Tuesday, February 22, 2005

The Story of Isaac Part 2

Wedenesday May 26, 2004.
Morning arrives. New nurses. Little sleep.
Chris is hooked up to more wires than I can count. All the monitor bells and sensors, a BP cuff that goes off every 10 minutes - mightas well be alarm clocks. 24 hours of magnesium sulfate does strange things to a person - you can't drink a drop when you're on it, and it makes you hot and shivery at the same time.
Its a scary last resort, and her BP still spikes uncontrollably.

We've seen more friends and family in the last day than I can remember. The docs come by after lunch with more of "If we can't get her stable, we'll have to take the baby", and then later, "Its either you or the baby, and you're our first priority..."
At the end of the day, after too many needles and too many tears, comes the verdict, "We're gonna take the baby out tomorrow".


Thursday May 27, 2004.
We are over a week away from starting the third trimester, and we're scheduled for a 1p.m. c-section... Okay... I grab a social worker and punch every statistic I can out of her head. I learn, "Chris should be fine" - its not a stat, but a "should be" is better than worse, or nothing, at this point. At 14 weeks early, I hear, "1 out of 4 babies don't make it out of the delivery room." Of those who make it to the Neonatal Intensive Care Unit, "1 out of 4 don't make it home" and finally, of those who make it home, "80 percent are functionally normal".
I got an A in stats in school, for a moment I wish I hadn't.
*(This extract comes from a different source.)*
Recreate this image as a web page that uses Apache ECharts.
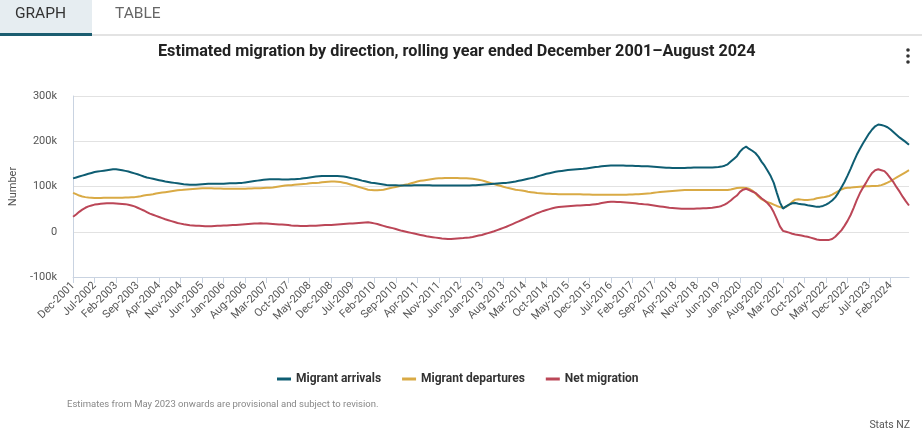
<!DOCTYPE html>
<html>
<head>
<meta charset="utf-8">
<script src="https://cdn.jsdelivr.net/npm/echarts@6/dist/echarts.min.js"></script>
<style>
html,body{margin:0;padding:0;background:#fff;}
#wrap{position:relative;width:922px;height:436px;overflow:hidden;font-family:Roboto,"Open Sans",sans-serif;}
#tabs{position:absolute;left:0;top:0;width:922px;height:36px;}
.tab{position:absolute;top:0;height:33px;line-height:27px;font-size:15.5px;}
#tg{left:0;width:77px;padding-left:15px;background:#e6edf1;color:#333;border-bottom:3px solid #1b5d70;}
#tt{left:115px;color:#666;}
#tline{position:absolute;left:92px;top:34px;width:830px;height:2px;background:#e3e3e3;}
#chart{position:absolute;left:0;top:0;width:922px;height:436px;}
</style>
</head>
<body>
<div id="wrap">
<div id="chart"></div>
<div id="tabs"><div class="tab" id="tg">GRAPH</div><div class="tab" id="tt">TABLE</div><div id="tline"></div></div>
</div>
<script>
// Monthly, rolling year ended Dec-2001 ... Aug-2024 (values in thousands)
const startYear = 2001, startMonth = 11; // Dec-2001
const monthNames = ['Jan','Feb','Mar','Apr','May','Jun','Jul','Aug','Sep','Oct','Nov','Dec'];

const arrivals = [118,
  120,122,124,126,128,130,132,133,134,135,136,137,
  138,138,137,136,134.5,133,131,129,127,124.5,122,120,
  118.5,117,115.5,114,112.5,111,110,109,108,107,106,105,
  104.5,104,104,104,104.5,105,105.5,106,106,106,106,106,
  106,106.5,107,107,107,107.5,108,109,110,111,112,113,
  114,115,115.5,116,116,116,116,115.5,115.5,115.5,116,116,
  116.5,117,118,119,120,121,122,122.5,123,123,123,123,
  123,123,122.5,122,121,119.5,118,116.5,115,113,111.5,110,
  108.5,107.5,106.5,105.5,104.5,103.5,103,102.5,102.5,102,102,102,
  102,102,102.5,103,103,103,102.5,102.5,102,102,102,102,
  102,102,102,102,102,102,102,102,102,102.5,103,103.5,
  104,104.5,105,105.5,106,106.5,107,107.5,108,109,110,111,
  112.5,114,115.5,117,118.5,120,122,124,126,128,129.5,131,
  132.5,133.5,134.5,135.5,136.5,137,137.5,138,138.5,139,140,141,
  142,143,143.5,144.5,145.5,146,146.5,146.5,146.5,146.5,146.5,146,
  146,146,145.5,145.5,145,145,144.5,144,143.5,143,142.5,142,
  141.5,141.5,141,141,141,141,141,141.5,141.5,142,142,142,
  142,142,142,142,142.5,143,144,146,149,155,161,167,
  177,184,188,183,179,174,166,155,146,135,123,108,
  86,65,51,56,60,63,63.5,62,61,60,58.5,57.5,
  56.5,55,55.5,57,60,64,69,76,86,98,110,124,
  139,155,170,183,195,206,217,226,233,237,236,234,
  231,226,220,214,208,203,198,192];

const departures = [86,
  83,80,78,76.5,75.5,75,74.5,74.5,74.5,75,75,75,
  75,75,75,75,75.5,75.5,76,76.5,77.5,78.5,80,81,
  82,83,84.5,85.5,86.5,87.5,88.5,89.5,90.5,91.5,92,93,
  93.5,94,94.5,95,95.5,96,96,96,96,95.5,95.5,95.5,
  95,95,95,95,95,95,95,95,95.5,95.5,96,96,
  96,96.5,97,97.5,98,99,100,101,102,102.5,103,104,
  104.5,105,105.5,106,107,107.5,108,108.5,109.5,110,110.5,111,
  111,110.5,110,108.5,107,105,103,101,99,97,95,93,
  92,91.5,91.5,92,93,94.5,96,97.5,99,100.5,102,104,
  105,107,109,111,112.5,113.5,114.5,115.5,116.5,117.5,118,118.5,
  119,119,119,119,119,118.5,118.5,118,117.5,117,116,115,
  113.5,111.5,109.5,107.5,105.5,103.5,101.5,99.5,97.5,96,94.5,93,
  92,91,90,88.5,87.5,86.5,85.5,85,84.5,84,84,83.5,
  83.5,83,83,83,83,83,83,83,83,82.5,82.5,82.5,
  82,82,82,82,82,82,81.5,81.5,81.5,81.5,82,82,
  82.5,82.5,83,83,83.5,84,84.5,85,86,87,88,88.5,
  89,89.5,90,90.5,91,91.5,92,92,92.5,92.5,92.5,92.5,
  92.5,92.5,92.5,92.5,92.5,92,92,92,92.5,93.5,95,96.5,
  97,97.5,96.5,95,91,85,78,72,68,65.5,63,60,
  57,54.5,53,55,60,66,71,72,71,70,70,71,
  72,74,75,76,77.5,79,82,86,90,93.5,96,97,
  97.5,98.5,99,99.5,100,100.5,100.5,101,101,101.5,103,105.5,
  108.5,112,116,120,124,128,132,136];

const netMigration = [33,
  38,44,49,53,56,58,60,61,62,62.5,63,63,
  63,62.5,62,61.5,61,59.5,58,56,53,50,47,43.5,
  40,37.5,35,32.5,30,27.5,25.5,23.5,21.5,19.5,18,16.5,
  15.5,14.5,14,13.5,13,12.5,12,12,12,12.5,13,13.5,
  14,14,14.5,15,15,15.5,16,16.5,17,17.5,18,18.5,
  19,18.5,18,17.5,17,16.5,16,16,15.5,15,14,13.5,
  13,12.5,12.5,12.5,13,13,13.5,14,14.5,15,15,15,
  15.5,16,16.5,17,17.5,18,18.5,19,19.5,20,20.5,21,
  20,18.5,17,15,13,11,9.5,8,6,4,2,0.5,
  -1,-2.5,-4,-5.5,-7,-8.5,-10,-11,-12,-13,-14,-15,
  -15.5,-16,-16,-15.5,-15,-14.5,-14,-13,-12.5,-11.5,-10,-8.5,
  -7,-5,-3,-1,1,3.5,6,8.5,11,14,17,20,
  23,26,29,32,35,38,41,43.5,46,48,50,52,
  53.5,54.5,55.5,56,56.5,57,57.5,58,58,58.5,59,59,
  60,61,62,63.5,64.5,65.5,66.5,66.5,66,65.5,65,64.5,
  64,63.5,63,62,61.5,60.5,60,59,58,57,56,55,
  54,53,52.5,52,51.5,51,51,51,51,51,51.5,51.5,
  52,52,52.5,53,54,55,57,60,64,69,75,80,
  88,93,95,92,89,86,80,74,69,63,55,43,
  28,12,2,0,-2,-4.5,-6,-7,-8.5,-10,-11,-13,
  -15,-17,-18,-18.5,-18.5,-18,-16,-11,-4,3,13,24,
  37,53,70,85,97,108,120,130,136,138,136,134,
  127,118,109,98,88,77,67,58];

const yTicks = [-100, 0, 100, 200, 300];

const categories = [];
for (let i = 0; i < arrivals.length; i++) {
  const t = startMonth + i;
  categories.push(monthNames[t % 12] + '-' + (startYear + Math.floor(t / 12)));
}

const colors = { arr: '#0e5d72', dep: '#d9aa45', net: '#bb4657' };
const FONT = 'Roboto, "Open Sans", sans-serif';

const chart = echarts.init(document.getElementById('chart'), null, { renderer: 'canvas' });
chart.setOption({
  animation: false,
  textStyle: { fontFamily: FONT },
  grid: { left: 68, right: 13, top: 96, bottom: 159, containLabel: false },
  legend: {
    left: 272, top: 368,
    icon: 'rect', itemWidth: 14, itemHeight: 3, itemGap: 21,
    textStyle: { fontSize: 12, fontWeight: 'bold', color: '#333', fontFamily: FONT },
    data: ['Migrant arrivals', 'Migrant departures', 'Net migration']
  },
  xAxis: {
    type: 'category',
    data: categories,
    boundaryGap: false,
    axisLine: { show: true, onZero: false, lineStyle: { color: '#c9d3e1', width: 1 } },
    axisTick: { show: true, interval: 6, length: 6, lineStyle: { color: '#c9d3e1' } },
    axisLabel: { interval: 6, rotate: 45, margin: 7, fontSize: 11, color: '#555', fontFamily: FONT },
    splitLine: { show: false }
  },
  yAxis: {
    type: 'value',
    min: yTicks[0], max: yTicks[yTicks.length - 1], interval: 100,
    name: 'Number', nameLocation: 'middle', nameGap: 50, nameRotate: 90,
    nameTextStyle: { fontSize: 11, color: '#555', fontFamily: FONT },
    axisLine: { show: true, lineStyle: { color: '#c9d3e1', width: 1 } },
    axisTick: { show: false },
    axisLabel: {
      margin: 16, fontSize: 11, color: '#555', fontFamily: FONT,
      formatter: v => (v === 0 ? '0' : v + 'k')
    },
    splitLine: { show: true, lineStyle: { color: '#e2e2e2', width: 1 } }
  },
  series: [
    { name: 'Migrant arrivals', type: 'line', data: arrivals, showSymbol: false, symbol: 'none',
      lineStyle: { width: 2, color: colors.arr }, itemStyle: { color: colors.arr }, z: 3 },
    { name: 'Migrant departures', type: 'line', data: departures, showSymbol: false, symbol: 'none',
      lineStyle: { width: 2, color: colors.dep }, itemStyle: { color: colors.dep }, z: 2 },
    { name: 'Net migration', type: 'line', data: netMigration, showSymbol: false, symbol: 'none',
      lineStyle: { width: 2, color: colors.net }, itemStyle: { color: colors.net }, z: 4 }
  ],
  graphic: [
    { type: 'text', left: 158, top: 44,
      style: { text: 'Estimated migration by direction, rolling year ended December 2001\u2013August 2024',
        fontSize: 16.2, fontWeight: 'bold', fill: '#222', fontFamily: FONT } },
    { type: 'circle', shape: { cx: 908, cy: 50, r: 1.8 }, style: { fill: '#333' } },
    { type: 'circle', shape: { cx: 908, cy: 56, r: 1.8 }, style: { fill: '#333' } },
    { type: 'circle', shape: { cx: 908, cy: 62, r: 1.8 }, style: { fill: '#333' } },
    { type: 'text', left: 67, top: 400,
      style: { text: 'Estimates from May 2023 onwards are provisional and subject to revision.',
        fontSize: 9.5, fill: '#888', fontFamily: FONT } },
    { type: 'text', right: 12, top: 420,
      style: { text: 'Stats NZ', fontSize: 10.5, fill: '#555', fontFamily: FONT } }
  ]
});
</script>
</body>
</html>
Chris rocks. She is the most amazing woman I've ever seen. I am seeing perseverance and strength and unbelievable courage, things deep within my wife's character I had yet to know and see. I mean, she was rad before, and we've all teared up when she sings and all... but this is a whole different caliber of person before me. Swollen, tired, anxious, beautiful. I'm not worthy of such a wife. Watching this grace beget durability, fight, and even humor... We click with the anesthesiologist, Brian. Finally a doc with an appropriate synthesis of concern and humor. Chris, for the sake of her friends wonders aloud, "Is he single?" Refreshing, he's the "drug dealer" of the UCSD surgical ward. Given a patient's plight - if at all possible - I imagine most folks are happy to see him. Enduring what would've crushed me, she's making jokes. They roll Chris off to the operating room to begin c-section surgery prep and the epidural.
They hand me a bag of blue XL disposable scrubs. I'm a 6'2" smurf. Waiting, I feel a bit like the hour before our wedding ceremony less than a year ago. Those - at least they're familiar - butterflies, much excitement, some anxiety, knowing certainly, change is just around the corner.

A knock at the door, "They're ready Mr. Harrell", calls my escort. I am led into a blue room, tiled floor to ceiling. Chris is on her back, there's a curtain at her neck, separating her head from her body - presumably so she can't look down at what she can't feel, and shouldn't see anyways - making wisecracks at Brian and the other surgeons... anyone else would have fainted. Surgeons, needles, wires everywhere, rotary saws and drills I could use in the woodshop, nurses, monitor bells, oxygen masks... an unbelievable, indescribable 40 minutes later, Isaac Richard Chanco Harrell is born. He doesn't cry. He's passed on to his own team of specialists and is immediately gone, down the hall to the Neonatal ICU. Born a full 3 months early, "675 grams", someone reports... 1.5 lbs. "He looked good" someone says.
We never even see him go.

I watch the docs sew my wife back together, its almost surreal. They stitch her uterus back together and place it back inside her, then her muscles are reattached, then her skin is stapled shut. "Congratulations, we're all done", a surgeon calls to us... congrats? Her vitals slowly begin heading in the right direction within the hour.

Tuesday we were enjoying a ride down the coast. 48 hours later my wife has been cut in half, and Isaac is here. 3 months early, in a new ring, fighting a battle all his own.

1 comment:

StreamsOfConsciousness said...

wow..i didn't know that you and chris went through all of that when isaac was born. that's intense. why was isaac born so early?